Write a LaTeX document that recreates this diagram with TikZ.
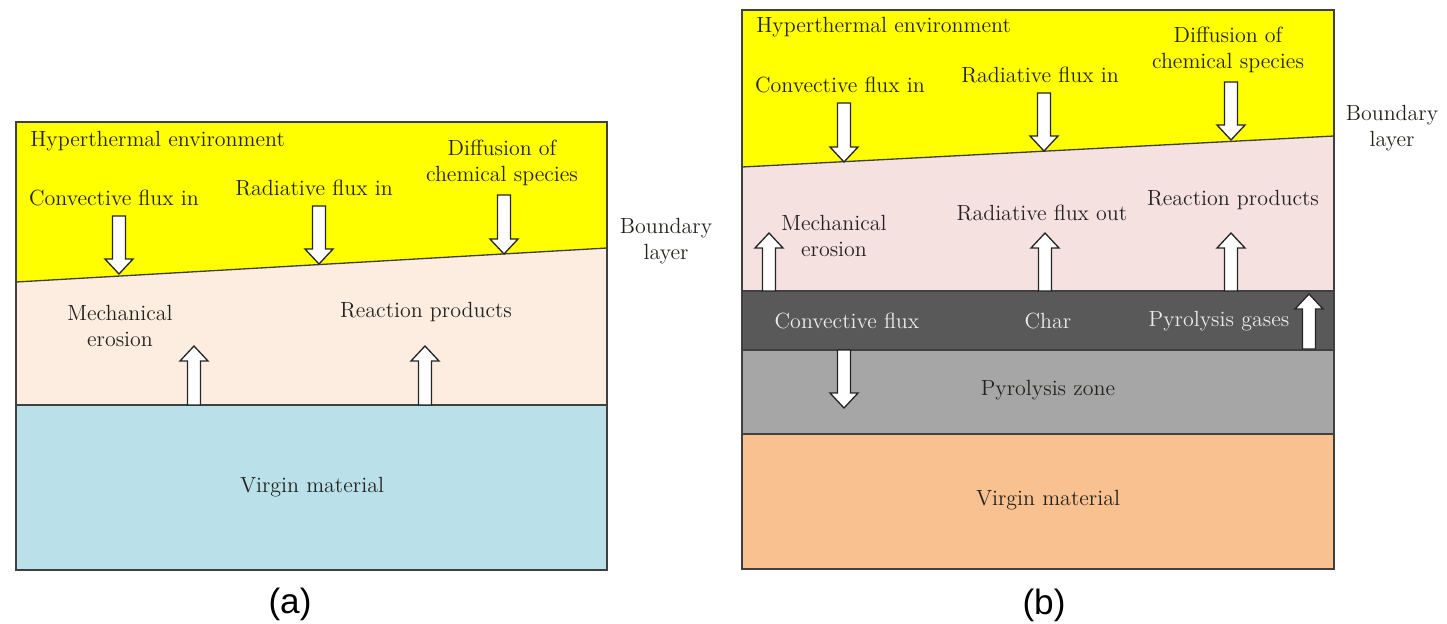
\documentclass[tikz,border=0pt]{standalone}
\usepackage{fontspec}
\setsansfont{Liberation Sans}

\definecolor{hyperyellow}{RGB}{255,255,0}
\definecolor{peach}{RGB}{252,237,224}
\definecolor{virginblue}{RGB}{186,224,234}
\definecolor{pinklayer}{RGB}{246,225,225}
\definecolor{charband}{RGB}{89,89,89}
\definecolor{pyrozone}{RGB}{166,166,166}
\definecolor{virginorange}{RGB}{249,192,144}
\definecolor{txt}{RGB}{35,35,30}

% block arrows: x, start y, tip y (pixel units, y downwards)
\newcommand{\fluxdown}[3]{%
  \filldraw[flux] ({#1-6.5},#2) -- ({#1+6.5},#2) -- ({#1+6.5},{#3-15}) -- ({#1+14},{#3-15})
    -- (#1,#3) -- ({#1-14},{#3-15}) -- ({#1-6.5},{#3-15}) -- cycle;}
\newcommand{\fluxup}[3]{%
  \filldraw[flux] ({#1-6.5},#2) -- ({#1+6.5},#2) -- ({#1+6.5},{#3+15}) -- ({#1+14},{#3+15})
    -- (#1,#3) -- ({#1-14},{#3+15}) -- ({#1-6.5},{#3+15}) -- cycle;}

\begin{document}
\begin{tikzpicture}[x=0.02cm, y=-0.02cm,
  flux/.style={fill=white, draw=black!85, line width=0.75pt},
  frame/.style={draw=black!75, line width=0.75pt},
  lbl/.style={font=\fontsize{12.5}{15}\selectfont, text=txt, align=center, inner sep=0pt},
  darklbl/.style={lbl, text=black!8},
  caption/.style={font=\sffamily\fontsize{20}{22}\selectfont, inner sep=0pt}]

\useasboundingbox (0,0) rectangle (1447,623);

% ---------- panel (a) ----------
\fill[hyperyellow] (16,122) -- (607,122) -- (607,248) -- (16,282) -- cycle;
\fill[peach] (16,282) -- (607,248) -- (607,405) -- (16,405) -- cycle;
\fill[virginblue] (16,405) rectangle (607,570);
\draw[frame] (16,122) rectangle (607,570);
\draw[frame] (16,282) -- (607,248);
\draw[frame] (16,405) -- (607,405);

\node[lbl, anchor=west] (hypA) at (30,141) {Hyperthermal environment};
\node[lbl] (convA) at (114,198) {Convective flux in};
\node[lbl] (radA) at (314,188) {Radiative flux in};
\node[lbl] (diffA) at (502,163) {Diffusion of\\chemical species};
\node[lbl] (blA) at (666,241) {Boundary\\layer};
\node[lbl] (mechA) at (120,326) {Mechanical\\erosion};
\node[lbl] (reacA) at (426,312) {Reaction products};
\node[lbl] (virgA) at (312,487) {Virgin material};
\node[caption] (capA) at (290,604) {(a)};

\fluxdown{119}{216}{274}
\fluxdown{319}{206}{264}
\fluxdown{504}{195}{254}
\fluxup{194}{405}{346}
\fluxup{425}{405}{346}

% ---------- panel (b) ----------
\fill[hyperyellow] (742,10) -- (1334,10) -- (1334,136) -- (742,167) -- cycle;
\fill[pinklayer] (742,167) -- (1334,136) -- (1334,291) -- (742,291) -- cycle;
\fill[charband] (742,291) rectangle (1334,350);
\fill[pyrozone] (742,350) rectangle (1334,434);
\fill[virginorange] (742,434) rectangle (1334,569);
\draw[frame] (742,10) rectangle (1334,569);
\draw[frame] (742,167) -- (1334,136);
\draw[frame] (742,291) -- (1334,291);
\draw[frame] (742,350) -- (1334,350);
\draw[frame] (742,434) -- (1334,434);

\node[lbl, anchor=west] (hypB) at (756,27) {Hyperthermal environment};
\node[lbl] (convB) at (840,85) {Convective flux in};
\node[lbl] (radB) at (1040,75) {Radiative flux in};
\node[lbl] (diffB) at (1228,50) {Diffusion of\\chemical species};
\node[lbl] (blB) at (1392,128) {Boundary\\layer};
\node[lbl] (mechB) at (834,236) {Mechanical\\erosion};
\node[lbl] (radoutB) at (1042,213) {Radiative flux out};
\node[lbl] (reacB) at (1233,200) {Reaction products};
\node[darklbl] (convfB) at (847,321) {Convective flux};
\node[darklbl] (charB) at (1048,321) {Char};
\node[darklbl] (pyrogB) at (1219,321) {Pyrolysis gases};
\node[lbl] (pyrozB) at (1048,390) {Pyrolysis zone};
\node[lbl] (virgB) at (1048,500) {Virgin material};
\node[caption] (capB) at (1044,605) {(b)};

\fluxdown{844}{103}{162}
\fluxdown{1044}{93}{151}
\fluxdown{1231}{82}{140}
\fluxup{769}{291}{233}
\fluxup{1045}{291}{233}
\fluxup{1231}{291}{233}
\fluxup{1309}{349}{294}
\fluxdown{844}{350}{408}

\end{tikzpicture}
\end{document}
§
__WHAT YOU ARE ASKED TO DO__
Keep every word of the data as it is when you write it out, but drop the pictures.

__THE COMPLETED TASK__
Write a LaTeX document that recreates this diagram with TikZ.
\documentclass[tikz,border=0pt]{standalone}
\usepackage{fontspec}
\setsansfont{Liberation Sans}

\definecolor{hyperyellow}{RGB}{255,255,0}
\definecolor{peach}{RGB}{252,237,224}
\definecolor{virginblue}{RGB}{186,224,234}
\definecolor{pinklayer}{RGB}{246,225,225}
\definecolor{charband}{RGB}{89,89,89}
\definecolor{pyrozone}{RGB}{166,166,166}
\definecolor{virginorange}{RGB}{249,192,144}
\definecolor{txt}{RGB}{35,35,30}

% block arrows: x, start y, tip y (pixel units, y downwards)
\newcommand{\fluxdown}[3]{%
  \filldraw[flux] ({#1-6.5},#2) -- ({#1+6.5},#2) -- ({#1+6.5},{#3-15}) -- ({#1+14},{#3-15})
    -- (#1,#3) -- ({#1-14},{#3-15}) -- ({#1-6.5},{#3-15}) -- cycle;}
\newcommand{\fluxup}[3]{%
  \filldraw[flux] ({#1-6.5},#2) -- ({#1+6.5},#2) -- ({#1+6.5},{#3+15}) -- ({#1+14},{#3+15})
    -- (#1,#3) -- ({#1-14},{#3+15}) -- ({#1-6.5},{#3+15}) -- cycle;}

\begin{document}
\begin{tikzpicture}[x=0.02cm, y=-0.02cm,
  flux/.style={fill=white, draw=black!85, line width=0.75pt},
  frame/.style={draw=black!75, line width=0.75pt},
  lbl/.style={font=\fontsize{12.5}{15}\selectfont, text=txt, align=center, inner sep=0pt},
  darklbl/.style={lbl, text=black!8},
  caption/.style={font=\sffamily\fontsize{20}{22}\selectfont, inner sep=0pt}]

\useasboundingbox (0,0) rectangle (1447,623);

% ---------- panel (a) ----------
\fill[hyperyellow] (16,122) -- (607,122) -- (607,248) -- (16,282) -- cycle;
\fill[peach] (16,282) -- (607,248) -- (607,405) -- (16,405) -- cycle;
\fill[virginblue] (16,405) rectangle (607,570);
\draw[frame] (16,122) rectangle (607,570);
\draw[frame] (16,282) -- (607,248);
\draw[frame] (16,405) -- (607,405);

\node[lbl, anchor=west] (hypA) at (30,141) {Hyperthermal environment};
\node[lbl] (convA) at (114,198) {Convective flux in};
\node[lbl] (radA) at (314,188) {Radiative flux in};
\node[lbl] (diffA) at (502,163) {Diffusion of\\chemical species};
\node[lbl] (blA) at (666,241) {Boundary\\layer};
\node[lbl] (mechA) at (120,326) {Mechanical\\erosion};
\node[lbl] (reacA) at (426,312) {Reaction products};
\node[lbl] (virgA) at (312,487) {Virgin material};
\node[caption] (capA) at (290,604) {(a)};

\fluxdown{119}{216}{274}
\fluxdown{319}{206}{264}
\fluxdown{504}{195}{254}
\fluxup{194}{405}{346}
\fluxup{425}{405}{346}

% ---------- panel (b) ----------
\fill[hyperyellow] (742,10) -- (1334,10) -- (1334,136) -- (742,167) -- cycle;
\fill[pinklayer] (742,167) -- (1334,136) -- (1334,291) -- (742,291) -- cycle;
\fill[charband] (742,291) rectangle (1334,350);
\fill[pyrozone] (742,350) rectangle (1334,434);
\fill[virginorange] (742,434) rectangle (1334,569);
\draw[frame] (742,10) rectangle (1334,569);
\draw[frame] (742,167) -- (1334,136);
\draw[frame] (742,291) -- (1334,291);
\draw[frame] (742,350) -- (1334,350);
\draw[frame] (742,434) -- (1334,434);

\node[lbl, anchor=west] (hypB) at (756,27) {Hyperthermal environment};
\node[lbl] (convB) at (840,85) {Convective flux in};
\node[lbl] (radB) at (1040,75) {Radiative flux in};
\node[lbl] (diffB) at (1228,50) {Diffusion of\\chemical species};
\node[lbl] (blB) at (1392,128) {Boundary\\layer};
\node[lbl] (mechB) at (834,236) {Mechanical\\erosion};
\node[lbl] (radoutB) at (1042,213) {Radiative flux out};
\node[lbl] (reacB) at (1233,200) {Reaction products};
\node[darklbl] (convfB) at (847,321) {Convective flux};
\node[darklbl] (charB) at (1048,321) {Char};
\node[darklbl] (pyrogB) at (1219,321) {Pyrolysis gases};
\node[lbl] (pyrozB) at (1048,390) {Pyrolysis zone};
\node[lbl] (virgB) at (1048,500) {Virgin material};
\node[caption] (capB) at (1044,605) {(b)};

\fluxdown{844}{103}{162}
\fluxdown{1044}{93}{151}
\fluxdown{1231}{82}{140}
\fluxup{769}{291}{233}
\fluxup{1045}{291}{233}
\fluxup{1231}{291}{233}
\fluxup{1309}{349}{294}
\fluxdown{844}{350}{408}

\end{tikzpicture}
\end{document}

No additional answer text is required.